Viola Davis – Doubt –
Davis was nominated for an Academy Award for a scene that clocks in just under ten minutes. She plays Mrs. Miller, the mother of Donald. Sister Aloysius (Meryl Streep) has made it her crusade to take down Father Flynn (Philip Seymour Hoffman), who she suspects of possibly molesting Donald. It’s a bit more complicated as the sister also has personal animosity towards the priest. In this scene, she meets with Donald’s mother to find proof of what has happened, but it doesn’t go how she would like it to. Davis delivers a fantastic performance as a Black woman who wants the best for her child, is also worried about aspects of Donald that go against her beliefs, and seemingly gives in to the system she lives within. She looks at Streep with eyes that say, “What am I supposed to do, anyway?” This is one of the best examples of how a single scene can shape & define an entire story.
Ned Beatty – Network –
My personal favorite single-scene performance is Ned Beatty as corporate overlord Arthur Jensen. Network, written by the brilliant Paddy Chayefsky and directed by Sidney Lumet, is an often misunderstood movie. I see people who think the audience is meant to agree with the ranting & aging news anchor Howard Beale (Peter Finch) when it’s the opposite. The film is about how the American media industry and its corporate owners have ruined any chance of authentic discourse about the state of the world.
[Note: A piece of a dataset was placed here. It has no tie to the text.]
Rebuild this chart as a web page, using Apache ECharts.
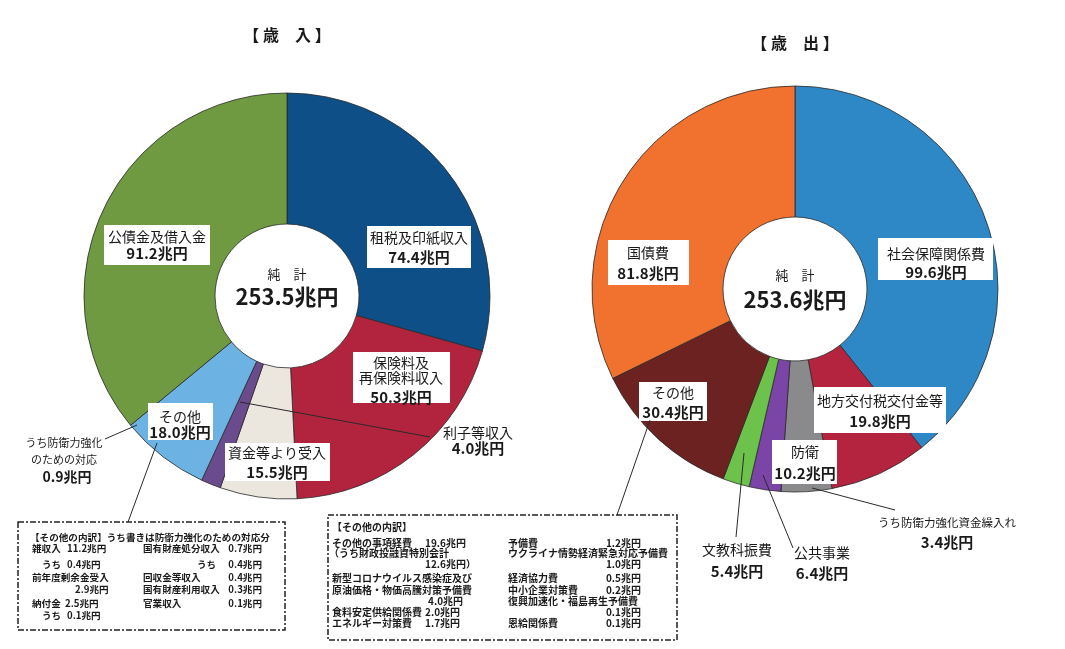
<!DOCTYPE html>
<html>
<head>
<meta charset="utf-8">
<script src="https://cdn.jsdelivr.net/npm/echarts@6/dist/echarts.min.js"></script>
<style>
html,body{margin:0;padding:0;background:#fff;}
#c{width:1065px;height:649px;}
</style>
</head>
<body>
<div id="c"></div>
<script>
// ---- data ----
const revenueTitle = '【 歳　入 】';
const revenueNames = ['租税及印紙収入', '保険料及再保険料収入', '資金等より受入', '利子等収入', 'その他', '公債金及借入金'];
const revenueValues = [74.4, 50.3, 15.5, 4.0, 18.0, 91.2];
const revenueColors = ['#0d4f86', '#b2243d', '#ebe7de', '#6a4b8e', '#6cb3e3', '#709a41'];
const revenueTotal = 253.5;
const revenueDefense = 0.9;

const expenseTitle = '【 歳　出 】';
const expenseNames = ['社会保障関係費', '地方交付税交付金等', '防衛', '公共事業', '文教科振費', 'その他', '国債費'];
const expenseValues = [99.6, 19.8, 10.2, 6.4, 5.4, 30.4, 81.8];
const expenseColors = ['#2e88c6', '#b4243e', '#8a8a8c', '#7a45a6', '#6cc24b', '#6b2220', '#f1722f'];
const expenseTotal = 253.6;
const expenseDefense = 3.4;

// label line splits (text only)
const revenueLabelLines = [['租税及印紙収入'], ['保険料及', '再保険料収入'], ['資金等より受入'], ['利子等収入'], ['その他'], ['公債金及借入金']];
const expenseLabelLines = [['社会保障関係費'], ['地方交付税交付金等'], ['防衛'], ['公共事業'], ['文教科振費'], ['その他'], ['国債費']];

// breakdown boxes text
const revenueBoxRows = [
  {t:'【その他の内訳】うち書きは防衛力強化のための対応分', x:30, y:537},
  {t:'雑収入', x:32, y:548}, {t:'11.2兆円', x:67, y:548}, {t:'国有財産処分収入', x:143, y:548}, {t:'0.7兆円', x:262, y:548, r:1},
  {t:'うち', x:42, y:564}, {t:'0.4兆円', x:67, y:564}, {t:'うち', x:197, y:564}, {t:'0.4兆円', x:262, y:564, r:1},
  {t:'前年度剰余金受入', x:32, y:577}, {t:'回収金等収入', x:143, y:577}, {t:'0.4兆円', x:262, y:577, r:1},
  {t:'2.9兆円', x:75, y:589}, {t:'国有財産利用収入', x:143, y:589}, {t:'0.3兆円', x:262, y:589, r:1},
  {t:'納付金', x:32, y:603}, {t:'2.5兆円', x:65, y:603}, {t:'官業収入', x:143, y:603}, {t:'0.1兆円', x:262, y:603, r:1},
  {t:'うち', x:42, y:615}, {t:'0.1兆円', x:67, y:615}
];
const expenseBoxRows = [
  {t:'【その他の内訳】', x:332, y:527},
  {t:'その他の事項経費', x:332, y:543}, {t:'19.6兆円', x:425, y:543}, {t:'予備費', x:508, y:543}, {t:'1.2兆円', x:641, y:543, r:1},
  {t:'（うち財政投融資特別会計', x:329, y:553}, {t:'ウクライナ情勢経済緊急対応予備費', x:508, y:553},
  {t:'12.6兆円）', x:425, y:564}, {t:'1.0兆円', x:641, y:564, r:1},
  {t:'新型コロナウイルス感染症及び', x:332, y:578}, {t:'経済協力費', x:508, y:578}, {t:'0.5兆円', x:641, y:578, r:1},
  {t:'原油価格・物価高騰対策予備費', x:332, y:590}, {t:'中小企業対策費', x:508, y:590}, {t:'0.2兆円', x:641, y:590, r:1},
  {t:'4.0兆円', x:428, y:601}, {t:'復興加速化・福島再生予備費', x:508, y:601},
  {t:'食料安定供給関係費', x:332, y:612}, {t:'2.0兆円', x:425, y:612}, {t:'0.1兆円', x:641, y:612, r:1},
  {t:'エネルギー対策費', x:332, y:623}, {t:'1.7兆円', x:425, y:623}, {t:'恩給関係費', x:508, y:623}, {t:'0.1兆円', x:641, y:623, r:1}
];

// ---- layout (positions only) ----
const FONT = "'Noto Sans CJK JP', 'Noto Sans', sans-serif";
const revenueLayout = [
  {box:[367,226,471,268], cx:419, ly:[238], vy:257},
  {box:[353,352,450,403], cx:401, ly:[363,378], vy:397},
  {box:[225,443,330,481], cx:277, ly:[453], vy:472},
  {box:null, cx:478, ly:[433], vy:448},
  {box:[148,403,213,440], cx:180, ly:[417], vy:432},
  {box:[104,225,210,265], cx:157, ly:[237], vy:253}
];
const expenseLayout = [
  {box:[878,238,993,280], cx:936, ly:[254], vy:272},
  {box:[814,387,946,433], cx:880, ly:[401], vy:421},
  {box:[772,440,837,484], cx:805, ly:[452], vy:473},
  {box:null, cx:822, ly:[553], vy:573},
  {box:null, cx:737, ly:[550], vy:571},
  {box:[639,382,707,421], cx:673, ly:[393], vy:412},
  {box:[608,240,689,285], cx:648, ly:[253], vy:273}
];
const leaderLines = [
  [240,402,430,437], [105,439,137,425], [157,443,128,522],
  [650,420,617,515], [744,453,736,537], [763,475,793,548], [812,488,895,510]
];

function fmt(v){ return v.toFixed(1) + '兆円'; }

const graphics = [];
function txt(t, x, y, size, bold, align){
  graphics.push({type:'text', silent:true, z:10, style:{text:t, x:x, y:y, fill:'#1a1a1a',
    font:(bold?'bold ':'') + size + 'px ' + FONT, align:align||'center', verticalAlign:'middle'}});
}
function addLabels(lines, values, layout){
  layout.forEach(function(L, i){
    if (L.box) {
      graphics.push({type:'rect', silent:true, z:9, shape:{x:L.box[0], y:L.box[1], width:L.box[2]-L.box[0], height:L.box[3]-L.box[1]}, style:{fill:'#ffffff'}});
    }
    lines[i].forEach(function(s, k){ txt(s, L.cx, L.ly[k], 14, false); });
    txt(fmt(values[i]), L.cx, L.vy, 15, true);
  });
}
addLabels(revenueLabelLines, revenueValues, revenueLayout);
addLabels(expenseLabelLines, expenseValues, expenseLayout);

// titles & totals
txt(revenueTitle, 287, 35, 16, true);
txt(expenseTitle, 795, 43, 16, true);
txt('純　計', 287, 274, 13, false);
txt(revenueTotal.toFixed(1) + '兆円', 287, 297, 22, true);
txt('純　計', 795, 275, 13, false);
txt(expenseTotal.toFixed(1) + '兆円', 795, 300, 22, true);

// defense notes
txt('うち防衛力強化', 64, 443, 11, false);
txt('のための対応', 64, 460, 11, false);
txt(fmt(revenueDefense), 67, 477, 14, true);
txt('うち防衛力強化資金繰入れ', 947, 523, 11.5, false);
txt(fmt(expenseDefense), 947, 542, 15, true);

leaderLines.forEach(function(l){
  graphics.push({type:'line', silent:true, z:11, shape:{x1:l[0], y1:l[1], x2:l[2], y2:l[3]}, style:{stroke:'#2a2a2a', lineWidth:1}});
});

// breakdown boxes
graphics.push({type:'rect', silent:true, z:5, shape:{x:18, y:522, width:267, height:108}, style:{fill:'#fff', stroke:'#222', lineWidth:1.5, lineDash:[6,2,2,2]}});
graphics.push({type:'rect', silent:true, z:5, shape:{x:328, y:515, width:349, height:125}, style:{fill:'#fff', stroke:'#222', lineWidth:1.5, lineDash:[6,2,2,2]}});
revenueBoxRows.forEach(function(r){ txt(r.t, r.x, r.y, 9.6, true, r.r ? 'right' : 'left'); });
expenseBoxRows.forEach(function(r){ txt(r.t, r.x, r.y, 10, true, r.r ? 'right' : 'left'); });

function pieSeries(names, values, colors, center){
  return {
    type:'pie', silent:true, clockwise:true, startAngle:90,
    center:center, radius:[72, 203],
    label:{show:false}, labelLine:{show:false},
    itemStyle:{borderColor:'#2a2a2a', borderWidth:0.8},
    data: names.map(function(n, i){ return {name:n, value:values[i], itemStyle:{color:colors[i]}}; })
  };
}

const chart = echarts.init(document.getElementById('c'), null, {renderer:'canvas'});
chart.setOption({
  animation:false,
  backgroundColor:'#ffffff',
  series:[
    pieSeries(revenueNames, revenueValues, revenueColors, [287, 296]),
    pieSeries(expenseNames, expenseValues, expenseColors, [795, 289])
  ],
  graphic: graphics
});
</script>
</body>
</html>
Beale pushes too aggressively against the corporate bottom line and is brought in for a talk with the big boss. Jensen delivers a sermon that tops anything Beale says the whole runtime and even explicitly shows us he is talking this way to “get on Beale’s level.” The words of Chayefsky are chillingly prescient, indicating that the current state of things was easily predictable even in 1976. Finch’s stunned reactions underline the immensity of Beatty’s performance. One of the most incredible scenes ever in cinema.